While I sort out my feelings on this—because I do believe we can like problematic works of art as long as we address their issues and their creators’ issues—I’ve removed many of my HP belongings from my apartment and brought them back to my childhood bedroom to give myself the space to reflect without being surrounded on all sides.

My therapist has recently assigned me the task of coming up with one good thing at the end of every day (which is when I am writing this), and in the interest of that, here’s the silver lining. The absence of HP obsession has allowed me to explore more deeply other fictional worlds that I love. The Harry Potter series is not the only piece of media or art that feels like coming home for me. I can turn to Paper Towns by John Green or The Perks of Being a Wallflower by Stephen Chbosky. I can look to The Raven Cycle or the Six of Crows duology. I have trans Spider-Man to support me. I can watch the Doctor Who episodes my mom recorded on YouTube TV.

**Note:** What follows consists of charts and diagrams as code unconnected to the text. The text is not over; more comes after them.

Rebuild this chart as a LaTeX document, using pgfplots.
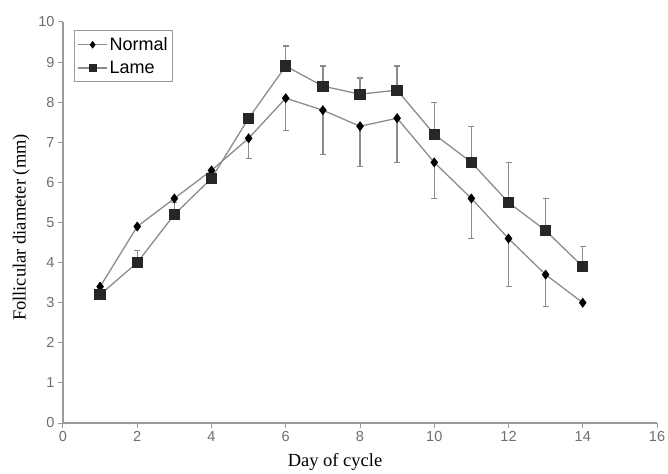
\documentclass[border=0pt]{standalone}
\usepackage{pgfplots}
\pgfplotsset{compat=1.18}
\usepackage{pgfplotstable}
\usepackage{fontspec}
\setmainfont{Liberation Serif}
\newfontfamily\arial{Liberation Sans}

\definecolor{linegray}{HTML}{8C8C8C}
\definecolor{axisgray}{HTML}{9A9A9A}
\definecolor{ticktext}{HTML}{6E6E6E}

% day, mean, error
\pgfplotstableread{
x y e
1 3.4 0
2 4.9 0
3 5.6 0
4 6.3 0.1
5 7.1 0.5
6 8.1 0.8
7 7.8 1.1
8 7.4 1.0
9 7.6 1.1
10 6.5 0.9
11 5.6 1.0
12 4.6 1.2
13 3.7 0.8
14 3.0 0
}\normaltab

\pgfplotstableread{
x y e
1 3.2 0
2 4.0 0.3
3 5.2 0.3
4 6.1 0.15
5 7.6 0
6 8.9 0.5
7 8.4 0.5
8 8.2 0.4
9 8.3 0.6
10 7.2 0.8
11 6.5 0.9
12 5.5 1.0
13 4.8 0.8
14 3.9 0.5
}\lametab

\begin{document}
\begin{tikzpicture}
\begin{axis}[
  name=ax,
  scale only axis,
  width=594pt, height=401pt,
  xmin=0, xmax=16, ymin=0, ymax=10,
  xtick={0,2,...,16}, ytick={0,1,...,10},
  axis lines*=left,
  axis line style={axisgray, line width=1.3pt},
  tick style={axisgray, line width=1pt},
  tick align=outside,
  major tick length=5pt,
  ticklabel style={font=\arial\fontsize{14.5}{14.5}\selectfont, text=ticktext},
  /pgf/number format/assume math mode=true,
  xlabel={Day of cycle},
  ylabel={Follicular diameter (mm)},
  label style={font=\fontsize{18.5}{18.5}\selectfont},
  xlabel style={yshift=-5pt, xshift=-25pt},
  ylabel style={yshift=2pt, xshift=-5pt},
  legend style={at={(0.019,0.98)}, anchor=north west,
    draw=axisgray, line width=1pt, font=\arial\fontsize{18}{18}\selectfont,
    inner xsep=3pt, inner ysep=5pt, row sep=5pt, cells={anchor=west}},
  legend cell align=left,
  legend image code/.code={
    \draw[mark repeat=2, mark phase=2, #1,
      /tikz/every mark/.append style={scale=0.7}]
      plot coordinates {(0cm,0cm) (0.5cm,0cm) (1cm,0cm)};
  },
  clip=false,
]
\addplot[color=linegray, line width=1.3pt,
  mark=diamond*, mark size=4pt,
  mark options={fill=black, draw=black, solid},
  error bars/.cd, y dir=minus, y explicit,
  error bar style={linegray, line width=1.3pt},
  error mark options={rotate=90, mark size=3pt, linegray, line width=1.3pt}]
  table[x=x, y=y, y error=e] {\normaltab};
\addlegendentry{Normal}
\addplot[color=linegray, line width=1.3pt,
  mark=square*, mark size=5pt,
  mark options={fill=black!85, draw=black!85, solid},
  error bars/.cd, y dir=plus, y explicit,
  error bar style={linegray, line width=1.3pt},
  error mark options={rotate=90, mark size=3pt, linegray, line width=1.3pt}]
  table[x=x, y=y, y error=e] {\lametab};
\addlegendentry{Lame}
\end{axis}
\pgfresetboundingbox
\path ([xshift=-63pt,yshift=-50pt]ax.south west) rectangle ([xshift=11pt,yshift=22pt]ax.north east);
\end{tikzpicture}
\end{document}
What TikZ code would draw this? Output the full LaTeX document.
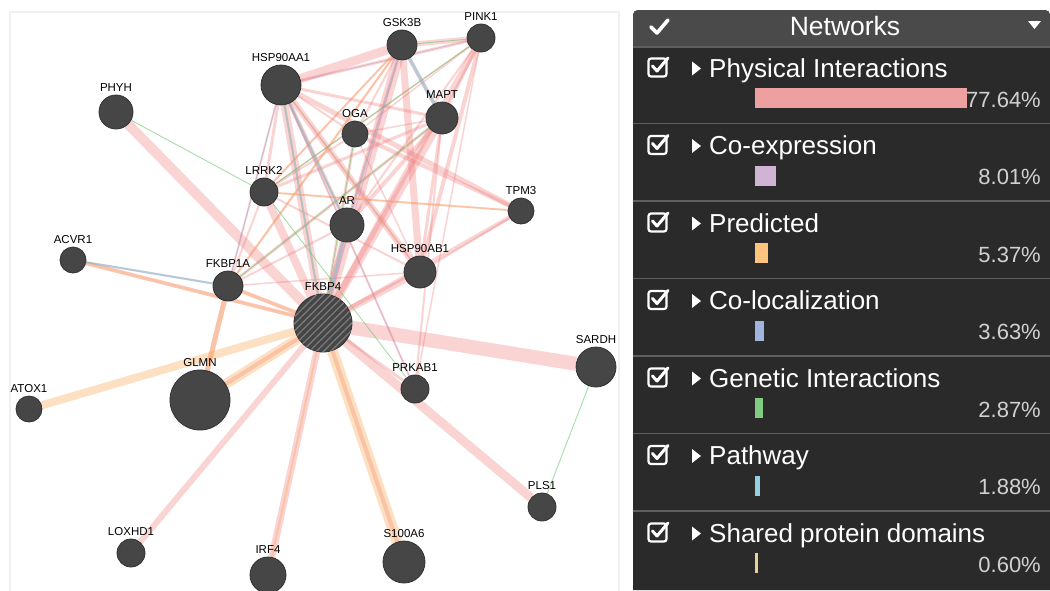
\documentclass[tikz,border=0pt]{standalone}
\usepackage{fontspec}
\setmainfont{Liberation Sans}
\usepackage{xcolor}
\usetikzlibrary{backgrounds,patterns.meta}
\definecolor{nodec}{RGB}{70,70,70}
\definecolor{physc}{RGB}{240,120,120}
\definecolor{predc}{RGB}{252,168,88}
\definecolor{coexc}{RGB}{185,145,200}
\definecolor{colc}{RGB}{130,160,215}
\definecolor{genc}{RGB}{110,200,110}
\definecolor{pathc}{RGB}{100,190,225}
\definecolor{panelc}{RGB}{42,42,42}
\definecolor{headc}{RGB}{74,74,74}
\definecolor{sepc}{RGB}{95,95,95}
\definecolor{barA}{RGB}{238,160,160}
\definecolor{barB}{RGB}{208,180,212}
\definecolor{barC}{RGB}{252,196,124}
\definecolor{barD}{RGB}{160,180,220}
\definecolor{barE}{RGB}{128,204,128}
\definecolor{barF}{RGB}{144,208,224}
\definecolor{barG}{RGB}{232,208,152}

\begin{document}
\begin{tikzpicture}[
  x=1pt,y=-1pt,
  gene/.style={circle,fill=nodec,draw=nodec!70!black,line width=0.8pt,inner sep=0pt},
  lbl/.style={font=\fontsize{11.5}{12}\selectfont,inner sep=0pt,label distance=3pt},
  phys/.style={draw=physc,draw opacity=.32},
  pred/.style={draw=predc,draw opacity=.36},
  coex/.style={draw=coexc,draw opacity=.4,line width=1pt},
  gen/.style={draw=genc,draw opacity=.6,line width=0.9pt},
  path/.style={draw=pathc,draw opacity=.45},
  ttl/.style={text=white,font=\fontsize{26}{30}\selectfont,inner sep=0pt},
  pct/.style={text=black!18,font=\fontsize{22}{26}\selectfont,inner sep=0pt}
]
  \useasboundingbox (0,0) rectangle (1050,590);

  \foreach \n/\x/\y/\r in {HSP90AA1/281/85/20, PHYH/116/112/17, LRRK2/264/192/14,
      ACVR1/73/260/13, FKBP1A/228/286/15, GSK3B/402/45/15, PINK1/481/38/14,
      MAPT/442/118/16, OGA/355/134/13, AR/347/225/17, TPM3/521/211/13,
      HSP90AB1/420/272/16, GLMN/200/400/30, ATOX1/29/409/13, SARDH/596/367/20,
      PRKAB1/415/389/14, PLS1/542/507/14, LOXHD1/131/553/14, IRF4/268/575/18,
      S100A6/404/562/21}
    \node[gene,minimum size=\r*2pt,label={[lbl]above:\n}] (\n) at (\x,\y) {};
  \node[gene,minimum size=58pt,label={[lbl]above:FKBP4},
    postaction={pattern={Lines[angle=45,distance=5pt,line width=1.3pt]},pattern color=black!52}]
    (FKBP4) at (323,323) {};

  \begin{scope}[on background layer]
    \fill[white] (0,0) rectangle (633,590);
    \draw[black!6,line width=1.5pt] (10,12) rectangle (619,592);
    \foreach \a/\b/\w in {PHYH/FKBP4/10, SARDH/FKBP4/14, PLS1/FKBP4/9, LOXHD1/FKBP4/6,
        IRF4/FKBP4/7, S100A6/FKBP4/4, GLMN/FKBP4/4, GLMN/FKBP1A/5, ACVR1/FKBP4/4,
        PRKAB1/FKBP4/3, PRKAB1/MAPT/2, PRKAB1/PINK1/1.5, PRKAB1/HSP90AA1/2,
        HSP90AB1/FKBP4/6, HSP90AB1/GSK3B/7, HSP90AB1/PINK1/4, HSP90AB1/MAPT/3,
        HSP90AB1/HSP90AA1/6, HSP90AB1/TPM3/2, HSP90AB1/LRRK2/2, HSP90AB1/OGA/1.5,
        AR/FKBP4/6, AR/HSP90AA1/4, AR/GSK3B/3, AR/MAPT/4, AR/PINK1/2, AR/FKBP1A/2,
        HSP90AA1/FKBP4/8, HSP90AA1/GSK3B/9, HSP90AA1/PINK1/3, HSP90AA1/MAPT/3,
        HSP90AA1/OGA/2, HSP90AA1/TPM3/5, HSP90AA1/LRRK2/3, HSP90AA1/FKBP1A/2,
        GSK3B/PINK1/5, GSK3B/FKBP4/10, GSK3B/MAPT/4, GSK3B/LRRK2/2, GSK3B/FKBP1A/2,
        GSK3B/OGA/2, PINK1/FKBP4/6, PINK1/MAPT/3, PINK1/OGA/1.5, PINK1/LRRK2/1.5,
        MAPT/FKBP4/8, MAPT/LRRK2/3, MAPT/FKBP1A/3, MAPT/OGA/1.5, OGA/FKBP4/3,
        OGA/TPM3/4, OGA/LRRK2/2, TPM3/FKBP4/4, TPM3/LRRK2/1.5, LRRK2/FKBP4/8,
        LRRK2/FKBP1A/2, FKBP1A/FKBP4/4, FKBP1A/HSP90AB1/1.5, ACVR1/FKBP1A/2}
      \draw[phys,line width=\w pt] (\a) -- (\b);
    \foreach \a/\b/\w in {ATOX1/FKBP4/8, GLMN/FKBP4/10, GLMN/FKBP1A/5, S100A6/FKBP4/11,
        IRF4/FKBP4/2, ACVR1/FKBP4/3, FKBP1A/FKBP4/3, TPM3/LRRK2/2, HSP90AA1/FKBP4/2,
        GSK3B/FKBP1A/2, HSP90AA1/AR/1.5, LRRK2/GSK3B/1.5, HSP90AA1/HSP90AB1/2}
      \draw[pred,line width=\w pt] (\a) -- (\b);
    \foreach \a/\b in {HSP90AA1/HSP90AB1, PRKAB1/HSP90AA1, GSK3B/FKBP4, PINK1/HSP90AA1}
      \draw[coex] (\a) -- (\b);
    \foreach \a/\b in {PHYH/LRRK2, SARDH/PLS1, PINK1/LRRK2, GSK3B/PINK1, MAPT/FKBP1A,
        PRKAB1/LRRK2, OGA/FKBP4}
      \draw[gen] (\a) -- (\b);
    \foreach \a/\b/\w in {ACVR1/FKBP1A/2, GSK3B/MAPT/3, HSP90AA1/AR/2, AR/FKBP4/3,
        HSP90AA1/FKBP4/2, GSK3B/AR/1}
      \draw[path,line width=\w pt] (\a) -- (\b);
    \draw[colc,draw opacity=.4,line width=1pt] (HSP90AA1) -- (FKBP1A);
  \end{scope}

  \fill[panelc] (633,590) [rounded corners=5pt] -- (633,10) -- (1050,10) [sharp corners] -- (1050,590) -- cycle;
  \fill[headc] (633,47) [rounded corners=5pt] -- (633,10) -- (1050,10) [sharp corners] -- (1050,47) -- cycle;
  \draw[sepc,line width=1.5pt] (633,47) -- (1050,47);
  \draw[white,line width=3.6pt,line cap=round,line join=round] (651,27) -- (657,33) -- (668,20);
  \node[text=white,font=\fontsize{26.5}{30}\selectfont,inner sep=0pt,anchor=base] (head) at (845,35) {Networks};
  \fill[white] (1028,21) -- (1041,21) -- (1034.5,29) -- cycle;

  \foreach \i/\name/\val/\bw/\col in {0/Physical Interactions/77.64\%/212/barA,
      1/Co-expression/8.01\%/21/barB, 2/Predicted/5.37\%/13/barC,
      3/Co-localization/3.63\%/9/barD, 4/Genetic Interactions/2.87\%/8/barE,
      5/Pathway/1.88\%/5/barF, 6/Shared protein domains/0.60\%/3/barG} {
    \pgfmathsetmacro\yy{77.5*\i}
    \begin{scope}[yshift=-\yy pt]
      \draw[white,line width=2.2pt,rounded corners=2.5pt] (648.5,58.5) rectangle (666.5,76.5);
      \draw[white,line width=3pt,line cap=round,line join=round] (652.5,66) -- (657,71) -- (668,58);
      \fill[white] (692,61.5) -- (701,68.5) -- (692,75.5) -- cycle;
      \node[ttl,anchor=base west] (t\i) at (709,77) {\name};
      \fill[\col] (755,88) rectangle ++(\bw,20);
      \node[pct,anchor=base east] (p\i) at (1041,107) {\val};
      \ifnum\i<6 \draw[sepc,line width=1.5pt] (633,123.5) -- (1050,123.5); \fi
    \end{scope}
  }
\end{tikzpicture}
\end{document}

There are other things that can fill this hole, but I still wish the hole hadn’t been dug in the first place. (Though maybe we can trap JK in it without access Twitter…) So many bad things have been happening lately, and while this is a pretty benign one in the sense of lives taken, it is a big one in terms of identities shaken.

To end this section, I’m going to steal a recommendation from the podcast Dear Hank & John, which is to read Sorted by Jackson Bird. (I was going to give a link to a place to buy this book, but I actually want to encourage you to support your local bookstores.) His memoir became one of my favorite books when I read it, and I do plan on re-reading it during this weird time. Jackson Bird is an activist in the HP community and an overall wonderful person, so I hope that his story restores my ability to enjoy HP and be active in the community around it.

Conclusion: Dealing with closed doors

Along with these monumental endings, I have also dealt with: the death of my old laptop, leaving my apartment, the discontinuation of scrapbooking materials I’ve used forever, lack of drive to run or even move, and the Green Day/Fall Out Bot/Weezer concert my dad and I were supposed to go to has been postponed by at least a year.

 When one door closes, another one is supposed to open. But right now, I’m stuck in a room, surrounded by closed and locked doors. I have no keys, and I can’t hope to find a key anytime soon. I might have to learn how to pick locks. Or maybe forge a key of my own. Both tasks that will take a long time to master.

For now, I’m stuck, and all I can do is look for a way out while keeping myself busy in this room that feels like a prison. The wounded Hydra monster is locked in here with me; it’s restless and angry, which makes me restless and angry.

But even in the face of all this, I feel resilient. I feel like I can come out victorious because I have hopes and dreams that I still plan on achieving, even if the universe throws me some huge obstacles. Endings are sad, but I still have hope that some beginnings will find me eventually. I’ll get one of these doors open, you’ll see!